Welcome to another awesome blog chain. This one is brought to you by the fantastic Cole, who will be 29 forever (HAPPY BIRTHDAY!). Her question is:
How do you get inside your character’s world?
Usually with a crowbar and some rope. Oh. Characters. Got it. I thought you meant–
The real answer is: any way I can. Sometimes characters come up and start shouting in my ear. They tell me everything there is to know about them and lots of stuff I don’t want to know. But sometimes they’re shy and they string me along and getting info is like stealing candy from babies (which is NOT easy, btw..babies scream loud…and they bite).
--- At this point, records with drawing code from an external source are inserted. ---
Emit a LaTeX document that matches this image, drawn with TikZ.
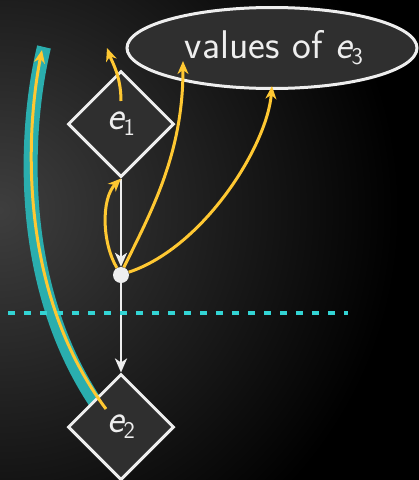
\documentclass[tikz,border=0pt]{standalone}
\usetikzlibrary{shapes.geometric,arrows.meta}
\definecolor{bgin}{HTML}{3E3E3E}
\definecolor{nodefill}{HTML}{2F2F2F}
\definecolor{wline}{HTML}{EEEEEE}
\definecolor{tealband}{HTML}{2AAEAE}
\definecolor{cyandash}{HTML}{33D4D4}
\definecolor{yel}{HTML}{FFC832}
\newcommand{\evar}[1]{{\slshape e}\raisebox{-6pt}{\fontsize{24}{24}\selectfont #1}}
\tikzset{
  bigfont/.style={font=\sffamily\fontsize{40}{46}\selectfont},
  dmd/.style={diamond, draw=wline, line width=3pt, fill=nodefill,
    minimum width=106pt, minimum height=106pt, inner sep=0pt, text=wline, bigfont},
  valnode/.style={ellipse, draw=wline, line width=3pt, fill=nodefill,
    minimum width=290pt, minimum height=81pt, inner sep=0pt, text=wline, bigfont},
  dotnode/.style={circle, fill=wline, minimum size=16pt, inner sep=0pt},
  warrow/.style={draw=wline, line width=2.5pt, -{Stealth[length=14pt,width=12pt,inset=4pt]}},
  yarrow/.style={draw=yel, line width=3pt, -{Stealth[length=13pt,width=11pt,inset=4pt]}},
  band/.style={draw=tealband, line width=14pt},
  divider/.style={draw=cyandash, line width=4pt, dash pattern=on 7pt off 9pt}
}
\begin{document}
\begin{tikzpicture}[x=1pt,y=-1pt]
\useasboundingbox (0,0) rectangle (419,480);
\begin{scope}
  \clip (0,0) rectangle (419,480);
  \fill[black] (0,0) rectangle (419,480);
  \shade[inner color=bgin, outer color=black] (0,210) circle (400);
\end{scope}
\coordinate (bandtop) at (44,47);
\coordinate (bandbot) at (102,412);
\coordinate (dashL) at (8,313);
\coordinate (dashR) at (348,313);
\coordinate (uptip) at (107,48);
% teal band (under nodes)
\draw[band] (bandtop) .. controls (24,130) and (15,290) .. (bandbot);
% nodes and white arrows
\node[dmd] (e1) at (121,124) {\evar{1}};
\node[dmd] (e2) at (121,427) {\evar{2}};
\node[dotnode] (dot) at (121,275) {};
\draw[warrow] (e1.south) -- (dot.north);
\draw[warrow] (dot.south) -- (e2.north);
\node[valnode] (e3) at (272,48) {\hspace*{4pt}values of \evar{3}};
% dashed divider
\draw[divider] (dashL) -- (dashR);
% yellow arrows
\draw[yarrow] ([shift={(-15,-18)}]e2.center) .. controls (17,290) and (26,130) .. ([shift={(-2,3)}]bandtop);
\draw[yarrow] ([shift={(0,-23)}]e1.center) .. controls +(0,-25) and +(5,14) .. (uptip);
\draw[yarrow] (dot.120) .. controls +(-15,-25) and +(-20,20) .. (e1.south);
\draw[yarrow] (dot.70) .. controls +(30,-60) and +(0,90) .. ([shift={(-89,13)}]e3.center);
\draw[yarrow] (dot.20) .. controls +(75,-25) and +(-5,60) .. ([yshift=4pt]e3.south);
\end{tikzpicture}
\end{document}
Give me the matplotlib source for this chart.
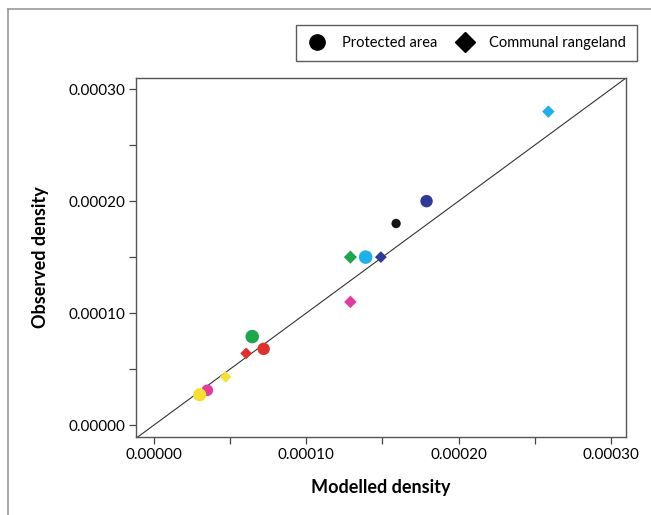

There are some things I do to help me figure out my character’s world. I like to find pictures of them. Be it actors or models or random people on the street. For example, the physical appearance for my MC in Deathday Letter is modeled after this dude, who plays on a show called GREEK. There are differences of course, but it gave me a place to start.
I also use wiki’s. You know, like wikipedia. What I do is start writing info about my story and then that leads to more and more. If you know how a wiki works, the articles can start to expand exponentially, but it’s a great way to get loads of info down.
Another way is to handwrite. I’m a fast typist, but when my MC clams up, I find that talking to him or her via a fountain pen and a cool notebook helps me connect.
The best way though to get into my character’s world is to just listen. Example: I got this story in my head about this teenage boy who was living in a hospital. I didn’t know why or what he was doing. I didn’t know his real name or anything. Just that he was living in a hospital. I wanted to know why, but my MC wasn’t talking about it. He did talk about a lot of other stuff though. So I followed him around. I watched LIFE IN THE ER, I drew on my own experiences from EMT classes and the shifts I did in hospitals and on ambulances. Sometimes he told me stuff and I never knew what was true, but he told me his routine and introduced me to his friends. 66k words later, I knew everything I needed to know.
I’ve done everything to get into a character’s world from contacting a magician, to stalking Google street view, to talking with a bad British accent to my dog. But the thing that worked the best is just listening to my characters. They give me all the info I need to know.